◆ **Dataset content**:
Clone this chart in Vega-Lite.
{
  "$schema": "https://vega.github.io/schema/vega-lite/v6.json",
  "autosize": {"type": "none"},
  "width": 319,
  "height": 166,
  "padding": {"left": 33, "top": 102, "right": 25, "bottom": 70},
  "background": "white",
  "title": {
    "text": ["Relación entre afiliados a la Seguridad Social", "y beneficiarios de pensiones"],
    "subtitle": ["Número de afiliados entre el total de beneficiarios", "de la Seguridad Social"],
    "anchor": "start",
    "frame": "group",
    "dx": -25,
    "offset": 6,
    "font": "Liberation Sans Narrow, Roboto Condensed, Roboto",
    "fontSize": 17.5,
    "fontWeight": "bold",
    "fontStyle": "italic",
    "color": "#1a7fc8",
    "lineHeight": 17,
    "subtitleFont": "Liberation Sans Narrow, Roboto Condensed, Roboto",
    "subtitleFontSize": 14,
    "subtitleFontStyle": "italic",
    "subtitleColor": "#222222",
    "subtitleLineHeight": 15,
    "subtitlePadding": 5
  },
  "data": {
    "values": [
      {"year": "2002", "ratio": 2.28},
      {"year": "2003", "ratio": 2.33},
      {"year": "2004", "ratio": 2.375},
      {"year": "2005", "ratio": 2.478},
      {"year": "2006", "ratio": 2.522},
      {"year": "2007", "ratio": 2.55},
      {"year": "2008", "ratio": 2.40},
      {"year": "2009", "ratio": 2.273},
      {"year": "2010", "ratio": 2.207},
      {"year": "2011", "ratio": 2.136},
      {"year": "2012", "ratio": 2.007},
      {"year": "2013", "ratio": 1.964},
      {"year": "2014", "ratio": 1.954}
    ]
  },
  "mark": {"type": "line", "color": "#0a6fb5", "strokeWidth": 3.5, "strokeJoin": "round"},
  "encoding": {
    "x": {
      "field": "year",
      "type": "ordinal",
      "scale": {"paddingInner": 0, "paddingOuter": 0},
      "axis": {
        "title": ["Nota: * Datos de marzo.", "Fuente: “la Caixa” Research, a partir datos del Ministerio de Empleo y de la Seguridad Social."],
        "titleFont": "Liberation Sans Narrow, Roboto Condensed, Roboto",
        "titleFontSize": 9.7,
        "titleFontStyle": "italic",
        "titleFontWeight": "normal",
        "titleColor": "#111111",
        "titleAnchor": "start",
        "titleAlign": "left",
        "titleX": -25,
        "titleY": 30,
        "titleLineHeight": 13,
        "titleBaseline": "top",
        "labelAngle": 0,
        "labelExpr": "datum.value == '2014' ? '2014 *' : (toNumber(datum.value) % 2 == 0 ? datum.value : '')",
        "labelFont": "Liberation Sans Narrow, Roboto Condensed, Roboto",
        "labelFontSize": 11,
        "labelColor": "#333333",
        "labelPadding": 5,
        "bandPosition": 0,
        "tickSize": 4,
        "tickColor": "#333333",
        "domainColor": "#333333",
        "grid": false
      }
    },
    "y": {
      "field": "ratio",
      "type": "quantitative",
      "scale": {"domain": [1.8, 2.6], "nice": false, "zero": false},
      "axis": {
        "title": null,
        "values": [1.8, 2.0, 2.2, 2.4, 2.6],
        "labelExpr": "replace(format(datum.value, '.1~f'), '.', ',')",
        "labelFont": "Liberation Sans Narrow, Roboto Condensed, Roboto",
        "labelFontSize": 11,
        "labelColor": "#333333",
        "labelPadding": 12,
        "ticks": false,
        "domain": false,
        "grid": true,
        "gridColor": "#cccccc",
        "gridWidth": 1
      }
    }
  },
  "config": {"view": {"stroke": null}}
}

◆ **Exercise task**:
Give the listing above again, word for word.

◆ **Response for this exercise**:
Clone this chart in Vega-Lite.
{
  "$schema": "https://vega.github.io/schema/vega-lite/v6.json",
  "autosize": {"type": "none"},
  "width": 319,
  "height": 166,
  "padding": {"left": 33, "top": 102, "right": 25, "bottom": 70},
  "background": "white",
  "title": {
    "text": ["Relación entre afiliados a la Seguridad Social", "y beneficiarios de pensiones"],
    "subtitle": ["Número de afiliados entre el total de beneficiarios", "de la Seguridad Social"],
    "anchor": "start",
    "frame": "group",
    "dx": -25,
    "offset": 6,
    "font": "Liberation Sans Narrow, Roboto Condensed, Roboto",
    "fontSize": 17.5,
    "fontWeight": "bold",
    "fontStyle": "italic",
    "color": "#1a7fc8",
    "lineHeight": 17,
    "subtitleFont": "Liberation Sans Narrow, Roboto Condensed, Roboto",
    "subtitleFontSize": 14,
    "subtitleFontStyle": "italic",
    "subtitleColor": "#222222",
    "subtitleLineHeight": 15,
    "subtitlePadding": 5
  },
  "data": {
    "values": [
      {"year": "2002", "ratio": 2.28},
      {"year": "2003", "ratio": 2.33},
      {"year": "2004", "ratio": 2.375},
      {"year": "2005", "ratio": 2.478},
      {"year": "2006", "ratio": 2.522},
      {"year": "2007", "ratio": 2.55},
      {"year": "2008", "ratio": 2.40},
      {"year": "2009", "ratio": 2.273},
      {"year": "2010", "ratio": 2.207},
      {"year": "2011", "ratio": 2.136},
      {"year": "2012", "ratio": 2.007},
      {"year": "2013", "ratio": 1.964},
      {"year": "2014", "ratio": 1.954}
    ]
  },
  "mark": {"type": "line", "color": "#0a6fb5", "strokeWidth": 3.5, "strokeJoin": "round"},
  "encoding": {
    "x": {
      "field": "year",
      "type": "ordinal",
      "scale": {"paddingInner": 0, "paddingOuter": 0},
      "axis": {
        "title": ["Nota: * Datos de marzo.", "Fuente: “la Caixa” Research, a partir datos del Ministerio de Empleo y de la Seguridad Social."],
        "titleFont": "Liberation Sans Narrow, Roboto Condensed, Roboto",
        "titleFontSize": 9.7,
        "titleFontStyle": "italic",
        "titleFontWeight": "normal",
        "titleColor": "#111111",
        "titleAnchor": "start",
        "titleAlign": "left",
        "titleX": -25,
        "titleY": 30,
        "titleLineHeight": 13,
        "titleBaseline": "top",
        "labelAngle": 0,
        "labelExpr": "datum.value == '2014' ? '2014 *' : (toNumber(datum.value) % 2 == 0 ? datum.value : '')",
        "labelFont": "Liberation Sans Narrow, Roboto Condensed, Roboto",
        "labelFontSize": 11,
        "labelColor": "#333333",
        "labelPadding": 5,
        "bandPosition": 0,
        "tickSize": 4,
        "tickColor": "#333333",
        "domainColor": "#333333",
        "grid": false
      }
    },
    "y": {
      "field": "ratio",
      "type": "quantitative",
      "scale": {"domain": [1.8, 2.6], "nice": false, "zero": false},
      "axis": {
        "title": null,
        "values": [1.8, 2.0, 2.2, 2.4, 2.6],
        "labelExpr": "replace(format(datum.value, '.1~f'), '.', ',')",
        "labelFont": "Liberation Sans Narrow, Roboto Condensed, Roboto",
        "labelFontSize": 11,
        "labelColor": "#333333",
        "labelPadding": 12,
        "ticks": false,
        "domain": false,
        "grid": true,
        "gridColor": "#cccccc",
        "gridWidth": 1
      }
    }
  },
  "config": {"view": {"stroke": null}}
}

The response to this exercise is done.